Wrapped in warm jackets, thick scarves and beanies, they have crossed
the Brooklyn Bridge, taken a ferry to see the Statue of Liberty and
stood in the middle of Times Square, amazed by the bright and ubiquitous
advertisements.
“It’s not that hard to get around because we always got a map, or we
ask people for the way. Usually they are very friendly. If we do get
lost, we just see it as a detour,” Sovitou said.
Coming from a family of rice farmers with four children in Kandal
province’s Kien Svay district, Sovitou didn’t always have the
self-confidence he showed in New York.
“Growing up, there was little money and a lot of constraint,” he
said, recalling how he was sent to live with his grandmother in Phnom
Penh at a young age.
To help support their living, after school Sovitou would balance a
big basket on his head filled with his grandmother’s cakes and walk the
city’s dusty roads to sell them. He worked hard and studied, but never
thought that he’d be able to better his life—or get the chance to travel
abroad, to stand on the world’s biggest stages and bow to the applause
of hundreds of people.
“Before I moved to Phnom Penh, I didn’t know anything about the arts.
I didn’t know what it was, or how people could make a living through
it,” he said.
It was his uncle, a dancer and musician, who got him interested, and
in the little spare time they both had, they studied dance together,
until Sovitou was accepted at the Secondary School of Fine Arts in 2000.
From then on, his confidence grew, and he realized that dance held many opportunities.
In 2009, he had to get his first passport to perform in Taiwan. “I
was on this plane, and I was so excited, but I calmed myself down,” he
said. After visiting Vietnam, Laos, Thailand, Singapore, Hong Kong and
Germany to dance, taking a plane to showcase Cambodian culture abroad
has become a routine that he sees as a service to his country.

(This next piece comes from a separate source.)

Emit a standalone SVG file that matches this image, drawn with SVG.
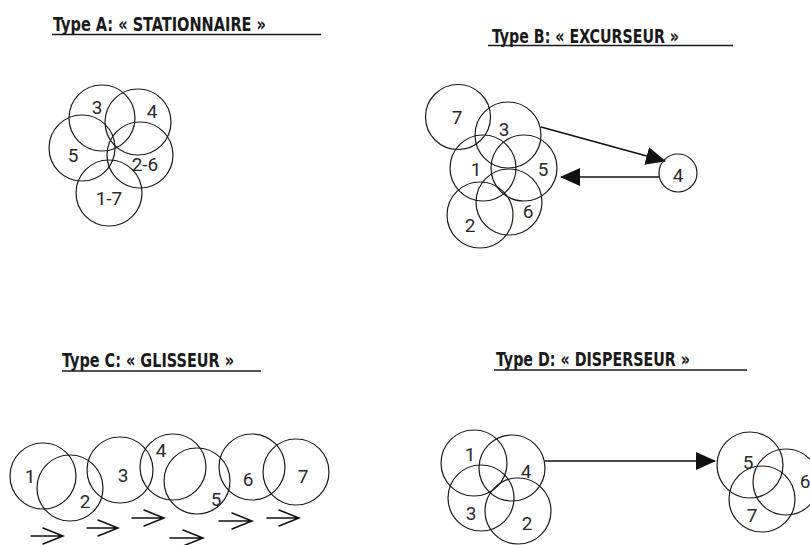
<svg xmlns="http://www.w3.org/2000/svg" width="810" height="545" viewBox="0 0 810 545">
  <style>
    .bg { fill: #ffffff; }
    .title { font-family: "DejaVu Sans Condensed", "DejaVu Sans", "Liberation Sans", sans-serif; font-stretch: condensed; font-weight: bold; font-size: 19px; fill: #1a1a1a; }
    .rule { stroke: #1a1a1a; stroke-width: 1.6; fill: none; }
    .zone { fill: none; stroke: #1a1a1a; stroke-width: 1.2; }
    .num { font-family: Roboto, "DejaVu Sans", "Liberation Sans", sans-serif; font-weight: 400; font-size: 19px; fill: #2a2a2a; text-anchor: middle; }
    .link { stroke: #111111; stroke-width: 1.6; fill: none; }
    .step { stroke: #111111; stroke-width: 1.5; fill: none; stroke-linecap: round; stroke-linejoin: miter; }
  </style>
  <defs>
    <marker id="solidHead" viewBox="0 0 20 18" refX="19" refY="9" markerWidth="20" markerHeight="18" markerUnits="userSpaceOnUse" orient="auto">
      <path d="M0,0 L20,9 L0,18 Z" fill="#111111"/>
    </marker>
  </defs>
  <rect class="bg" x="0" y="0" width="810" height="545"/>

  <!-- Type A: stationary -->
  <g id="typeA">
    <text class="title" x="53" y="31" textLength="213" lengthAdjust="spacingAndGlyphs">Type A: « STATIONNAIRE »</text>
    <line class="rule" x1="52" y1="34.5" x2="321" y2="34.5"/>
    <g id="a3"><circle class="zone" cx="102" cy="118" r="33"/><text class="num" x="97" y="114">3</text></g>
    <g id="a4"><circle class="zone" cx="138" cy="122" r="33"/><text class="num" x="152" y="118">4</text></g>
    <g id="a5"><circle class="zone" cx="82" cy="148" r="33"/><text class="num" x="73" y="162">5</text></g>
    <g id="a26"><circle class="zone" cx="140" cy="155" r="33"/><text class="num" x="145" y="171">2-6</text></g>
    <g id="a17"><circle class="zone" cx="109" cy="193" r="33"/><text class="num" x="109" y="205">1-7</text></g>
  </g>

  <!-- Type B: excursion -->
  <g id="typeB">
    <text class="title" x="492" y="43" textLength="187" lengthAdjust="spacingAndGlyphs">Type B: « EXCURSEUR »</text>
    <line class="rule" x1="488" y1="45.5" x2="733" y2="45.5"/>
    <g id="b7"><circle class="zone" cx="458" cy="117" r="32.5"/><text class="num" x="457" y="124">7</text></g>
    <g id="b3"><circle class="zone" cx="508" cy="135" r="33"/><text class="num" x="504" y="136">3</text></g>
    <g id="b1"><circle class="zone" cx="483" cy="168" r="33"/><text class="num" x="476" y="176">1</text></g>
    <g id="b5"><circle class="zone" cx="524" cy="168" r="33"/><text class="num" x="543" y="176">5</text></g>
    <g id="b6"><circle class="zone" cx="509" cy="202" r="33"/><text class="num" x="528" y="218">6</text></g>
    <g id="b2"><circle class="zone" cx="480" cy="215" r="33"/><text class="num" x="470" y="232">2</text></g>
    <g id="b4"><circle class="zone" cx="678" cy="173" r="19"/><text class="num" x="678" y="182">4</text></g>
  </g>

  <!-- Type C: gliding -->
  <g id="typeC">
    <text class="title" x="62" y="367" textLength="172" lengthAdjust="spacingAndGlyphs">Type C: « GLISSEUR »</text>
    <line class="rule" x1="62" y1="371" x2="261" y2="371"/>
    <g id="c1"><circle class="zone" cx="43" cy="476" r="33"/><text class="num" x="30" y="483">1</text></g>
    <g id="c2"><circle class="zone" cx="70" cy="488" r="33"/><text class="num" x="85" y="508">2</text></g>
    <g id="c3"><circle class="zone" cx="120" cy="470" r="33"/><text class="num" x="123" y="482">3</text></g>
    <g id="c4"><circle class="zone" cx="173" cy="467" r="33"/><text class="num" x="161" y="457">4</text></g>
    <g id="c5"><circle class="zone" cx="197" cy="481" r="33"/><text class="num" x="216" y="506">5</text></g>
    <g id="c6"><circle class="zone" cx="252" cy="467" r="33"/><text class="num" x="248" y="486">6</text></g>
    <g id="c7"><circle class="zone" cx="296" cy="472" r="33"/><text class="num" x="303" y="483">7</text></g>
  </g>

  <!-- Type D: dispersal -->
  <g id="typeD">
    <text class="title" x="496" y="366" textLength="194" lengthAdjust="spacingAndGlyphs">Type D: « DISPERSEUR »</text>
    <line class="rule" x1="494" y1="370" x2="747" y2="370"/>
    <g id="d1"><circle class="zone" cx="474" cy="463" r="33"/><text class="num" x="470" y="461">1</text></g>
    <g id="d4"><circle class="zone" cx="512" cy="468" r="33"/><text class="num" x="526" y="478">4</text></g>
    <g id="d3"><circle class="zone" cx="481" cy="498" r="33"/><text class="num" x="471" y="520">3</text></g>
    <g id="d2"><circle class="zone" cx="518" cy="511" r="33"/><text class="num" x="527" y="530">2</text></g>
    <g id="d5"><circle class="zone" cx="750" cy="465" r="33"/><text class="num" x="748" y="469">5</text></g>
    <g id="d6"><circle class="zone" cx="786" cy="482" r="33"/><text class="num" x="805" y="488">6</text></g>
    <g id="d7"><circle class="zone" cx="762" cy="499" r="33"/><text class="num" x="752" y="522">7</text></g>
  </g>

  <!-- Connectors -->
  <g id="connectors">
    <line class="link" x1="541" y1="127" x2="665" y2="161" marker-end="url(#solidHead)"/>
    <line class="link" x1="659" y1="177" x2="561" y2="177" marker-end="url(#solidHead)"/>
    <line class="link" x1="545" y1="461" x2="715" y2="461" marker-end="url(#solidHead)"/>
    <!-- open step arrows under the gliding sequence -->
    <path class="step" d="M31,536 H63 M43,528 L63,536 L43,544"/>
    <path class="step" d="M87,528 H118 M98,520 L118,528 L98,536"/>
    <path class="step" d="M132,518 H164 M144,510 L164,518 L144,526"/>
    <path class="step" d="M170,538 H203 M183,530 L203,538 L183,546"/>
    <path class="step" d="M219,521 H252 M232,513 L252,521 L232,529"/>
    <path class="step" d="M267,518 H299 M279,510 L299,518 L279,526"/>
  </g>
</svg>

“The older I got, the more I realized how important my work is. Just
like the military protects our country’s borders, artists protect our
culture,” Sovitou said.
Traveling abroad also gave him the chance to experience other cultures, which has helped him progress as an artist.
“I dance traditional Khmer monkey dance, but a lot of it is
contemporary, and by watching artists from other countries, I can learn
from them,” he said.
In New York, however, people were eager to learn from Sovitou.
The Royal Ballet and other dancers held workshops around New York,
among them the Mark Morris Dance Group, where Sovitou and eight others
taught a Khmeropedies III workshop. Usually, students at Mark Morris
practice ballet or contemporary Western dances in a translucent tower in
Brooklyn. But last week, they had to adopt the movements of monkeys.
As an introduction to the Khmer monkey dance, Sovitou ran through the
studio on all fours, stopped and rested his straight upper body on his
legs before wildly scratching his head. The about 25 Americans who had
joined the workshop started to giggle. Undeterred, Sovitou continued,
and it soon became clear that even if the motions looked haphazard, the
dance was structured and coordinated.
Over the following two hours, Sovitou fought against inflexible
fingers and awry backs, and clearly enjoyed his role as teacher and the
interest the students from all age groups showed.
“The workshops are fun, and I think people really enjoy them, but of
course in the little time we have, they can only learn basics,” he said.
The work is rewarding for Sovitou, but even more so for the intrigued
questions of New Yorkers who had paid up to about $40 to see dance
performances at the Guggenheim Museum and the Abrons Arts Center.
“During the receptions, I met many Americans. They all came to say
hello and ask so many questions. Some ask how hard it is to train,
because it requires so much energy, and they ask personal questions,
about my experience and background, or how hard it is to switch from
traditional Khmer dance to contemporary,” Sovitou said, adding that the
interest made him feel proud and appreciated as an artist.
The dancers and singers performing on streets, subways and in parks,
the sights and the cities’ massive buildings and the mix of cultures and
languages were inspiring, he said, and just days before leaving late
last week, he made up his mind about his future.
“I want to find a school to study dance in New York,” he said.